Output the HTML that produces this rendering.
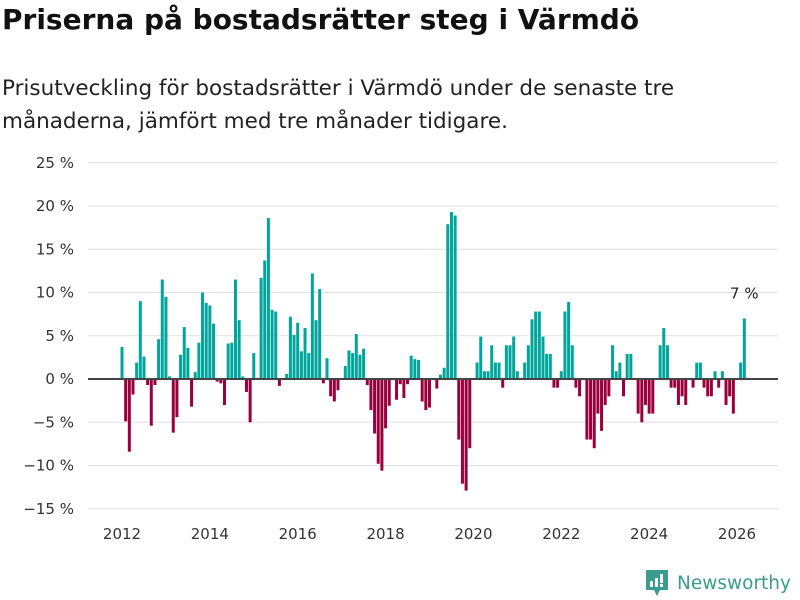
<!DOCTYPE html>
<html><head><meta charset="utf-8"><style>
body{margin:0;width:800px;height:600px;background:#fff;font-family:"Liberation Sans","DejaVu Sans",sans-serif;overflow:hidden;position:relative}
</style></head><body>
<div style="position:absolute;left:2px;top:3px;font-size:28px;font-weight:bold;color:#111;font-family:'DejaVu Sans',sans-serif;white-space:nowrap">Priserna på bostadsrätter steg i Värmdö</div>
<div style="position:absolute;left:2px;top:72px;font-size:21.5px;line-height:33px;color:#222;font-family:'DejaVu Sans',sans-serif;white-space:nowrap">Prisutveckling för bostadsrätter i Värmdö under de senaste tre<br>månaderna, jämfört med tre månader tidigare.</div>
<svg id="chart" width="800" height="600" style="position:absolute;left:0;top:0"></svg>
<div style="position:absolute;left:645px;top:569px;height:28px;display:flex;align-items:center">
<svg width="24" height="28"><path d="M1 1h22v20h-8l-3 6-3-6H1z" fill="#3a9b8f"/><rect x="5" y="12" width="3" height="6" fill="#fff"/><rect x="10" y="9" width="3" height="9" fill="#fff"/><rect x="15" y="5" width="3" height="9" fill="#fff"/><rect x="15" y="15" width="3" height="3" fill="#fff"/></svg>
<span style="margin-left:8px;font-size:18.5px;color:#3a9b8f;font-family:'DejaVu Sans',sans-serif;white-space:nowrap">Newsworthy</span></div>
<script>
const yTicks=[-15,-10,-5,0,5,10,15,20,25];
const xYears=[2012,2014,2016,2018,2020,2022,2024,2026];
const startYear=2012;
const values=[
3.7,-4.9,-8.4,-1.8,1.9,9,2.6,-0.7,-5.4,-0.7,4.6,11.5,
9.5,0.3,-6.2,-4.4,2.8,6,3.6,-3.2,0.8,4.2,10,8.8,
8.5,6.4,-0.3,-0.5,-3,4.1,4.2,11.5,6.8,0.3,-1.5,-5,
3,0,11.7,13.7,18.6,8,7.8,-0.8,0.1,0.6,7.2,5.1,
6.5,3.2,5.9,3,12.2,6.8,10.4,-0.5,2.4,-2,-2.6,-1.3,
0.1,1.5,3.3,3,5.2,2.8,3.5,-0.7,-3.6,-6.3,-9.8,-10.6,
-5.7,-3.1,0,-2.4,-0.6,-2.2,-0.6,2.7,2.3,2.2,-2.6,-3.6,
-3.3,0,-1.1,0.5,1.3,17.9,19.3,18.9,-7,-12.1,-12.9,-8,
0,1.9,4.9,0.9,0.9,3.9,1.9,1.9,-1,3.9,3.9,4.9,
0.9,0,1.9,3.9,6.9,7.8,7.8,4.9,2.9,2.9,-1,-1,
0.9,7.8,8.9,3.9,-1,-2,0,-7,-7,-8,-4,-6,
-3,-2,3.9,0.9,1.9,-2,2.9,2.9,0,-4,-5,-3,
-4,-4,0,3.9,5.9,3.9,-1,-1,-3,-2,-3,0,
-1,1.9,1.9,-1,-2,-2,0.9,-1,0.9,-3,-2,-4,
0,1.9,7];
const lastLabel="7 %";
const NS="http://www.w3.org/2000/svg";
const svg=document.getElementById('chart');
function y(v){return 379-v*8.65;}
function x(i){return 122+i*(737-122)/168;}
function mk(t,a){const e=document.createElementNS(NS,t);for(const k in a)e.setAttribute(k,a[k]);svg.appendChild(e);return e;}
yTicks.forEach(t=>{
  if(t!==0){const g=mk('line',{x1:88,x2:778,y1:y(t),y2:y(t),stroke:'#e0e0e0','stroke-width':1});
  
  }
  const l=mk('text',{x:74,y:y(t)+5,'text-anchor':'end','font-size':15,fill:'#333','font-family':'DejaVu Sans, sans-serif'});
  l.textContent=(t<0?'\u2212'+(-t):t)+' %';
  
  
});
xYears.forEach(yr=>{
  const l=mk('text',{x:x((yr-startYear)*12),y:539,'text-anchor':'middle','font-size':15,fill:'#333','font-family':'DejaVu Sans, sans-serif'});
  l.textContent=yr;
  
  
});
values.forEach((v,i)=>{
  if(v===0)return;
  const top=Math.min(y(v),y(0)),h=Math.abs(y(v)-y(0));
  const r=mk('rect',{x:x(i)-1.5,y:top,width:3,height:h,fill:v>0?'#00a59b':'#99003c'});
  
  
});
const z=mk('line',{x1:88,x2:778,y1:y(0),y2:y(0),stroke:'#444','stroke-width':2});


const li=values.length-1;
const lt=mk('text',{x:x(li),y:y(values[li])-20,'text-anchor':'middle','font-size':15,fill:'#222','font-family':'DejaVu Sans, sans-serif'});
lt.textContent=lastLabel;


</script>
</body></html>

*WHAT IS NEEDED*:
From the listing, extract all text exactly as given and drop any picture.

*WRITTEN RESPONSE*:
Output the HTML that produces this rendering.
<!DOCTYPE html>
<html><head><meta charset="utf-8"><style>
body{margin:0;width:800px;height:600px;background:#fff;font-family:"Liberation Sans","DejaVu Sans",sans-serif;overflow:hidden;position:relative}
</style></head><body>
<div style="position:absolute;left:2px;top:3px;font-size:28px;font-weight:bold;color:#111;font-family:'DejaVu Sans',sans-serif;white-space:nowrap">Priserna på bostadsrätter steg i Värmdö</div>
<div style="position:absolute;left:2px;top:72px;font-size:21.5px;line-height:33px;color:#222;font-family:'DejaVu Sans',sans-serif;white-space:nowrap">Prisutveckling för bostadsrätter i Värmdö under de senaste tre<br>månaderna, jämfört med tre månader tidigare.</div>
<svg id="chart" width="800" height="600" style="position:absolute;left:0;top:0"></svg>
<div style="position:absolute;left:645px;top:569px;height:28px;display:flex;align-items:center">
<svg width="24" height="28"><path d="M1 1h22v20h-8l-3 6-3-6H1z" fill="#3a9b8f"/><rect x="5" y="12" width="3" height="6" fill="#fff"/><rect x="10" y="9" width="3" height="9" fill="#fff"/><rect x="15" y="5" width="3" height="9" fill="#fff"/><rect x="15" y="15" width="3" height="3" fill="#fff"/></svg>
<span style="margin-left:8px;font-size:18.5px;color:#3a9b8f;font-family:'DejaVu Sans',sans-serif;white-space:nowrap">Newsworthy</span></div>
<script>
const yTicks=[-15,-10,-5,0,5,10,15,20,25];
const xYears=[2012,2014,2016,2018,2020,2022,2024,2026];
const startYear=2012;
const values=[
3.7,-4.9,-8.4,-1.8,1.9,9,2.6,-0.7,-5.4,-0.7,4.6,11.5,
9.5,0.3,-6.2,-4.4,2.8,6,3.6,-3.2,0.8,4.2,10,8.8,
8.5,6.4,-0.3,-0.5,-3,4.1,4.2,11.5,6.8,0.3,-1.5,-5,
3,0,11.7,13.7,18.6,8,7.8,-0.8,0.1,0.6,7.2,5.1,
6.5,3.2,5.9,3,12.2,6.8,10.4,-0.5,2.4,-2,-2.6,-1.3,
0.1,1.5,3.3,3,5.2,2.8,3.5,-0.7,-3.6,-6.3,-9.8,-10.6,
-5.7,-3.1,0,-2.4,-0.6,-2.2,-0.6,2.7,2.3,2.2,-2.6,-3.6,
-3.3,0,-1.1,0.5,1.3,17.9,19.3,18.9,-7,-12.1,-12.9,-8,
0,1.9,4.9,0.9,0.9,3.9,1.9,1.9,-1,3.9,3.9,4.9,
0.9,0,1.9,3.9,6.9,7.8,7.8,4.9,2.9,2.9,-1,-1,
0.9,7.8,8.9,3.9,-1,-2,0,-7,-7,-8,-4,-6,
-3,-2,3.9,0.9,1.9,-2,2.9,2.9,0,-4,-5,-3,
-4,-4,0,3.9,5.9,3.9,-1,-1,-3,-2,-3,0,
-1,1.9,1.9,-1,-2,-2,0.9,-1,0.9,-3,-2,-4,
0,1.9,7];
const lastLabel="7 %";
const NS="http://www.w3.org/2000/svg";
const svg=document.getElementById('chart');
function y(v){return 379-v*8.65;}
function x(i){return 122+i*(737-122)/168;}
function mk(t,a){const e=document.createElementNS(NS,t);for(const k in a)e.setAttribute(k,a[k]);svg.appendChild(e);return e;}
yTicks.forEach(t=>{
  if(t!==0){const g=mk('line',{x1:88,x2:778,y1:y(t),y2:y(t),stroke:'#e0e0e0','stroke-width':1});
  
  }
  const l=mk('text',{x:74,y:y(t)+5,'text-anchor':'end','font-size':15,fill:'#333','font-family':'DejaVu Sans, sans-serif'});
  l.textContent=(t<0?'\u2212'+(-t):t)+' %';
  
  
});
xYears.forEach(yr=>{
  const l=mk('text',{x:x((yr-startYear)*12),y:539,'text-anchor':'middle','font-size':15,fill:'#333','font-family':'DejaVu Sans, sans-serif'});
  l.textContent=yr;
  
  
});
values.forEach((v,i)=>{
  if(v===0)return;
  const top=Math.min(y(v),y(0)),h=Math.abs(y(v)-y(0));
  const r=mk('rect',{x:x(i)-1.5,y:top,width:3,height:h,fill:v>0?'#00a59b':'#99003c'});
  
  
});
const z=mk('line',{x1:88,x2:778,y1:y(0),y2:y(0),stroke:'#444','stroke-width':2});


const li=values.length-1;
const lt=mk('text',{x:x(li),y:y(values[li])-20,'text-anchor':'middle','font-size':15,fill:'#222','font-family':'DejaVu Sans, sans-serif'});
lt.textContent=lastLabel;


</script>
</body></html>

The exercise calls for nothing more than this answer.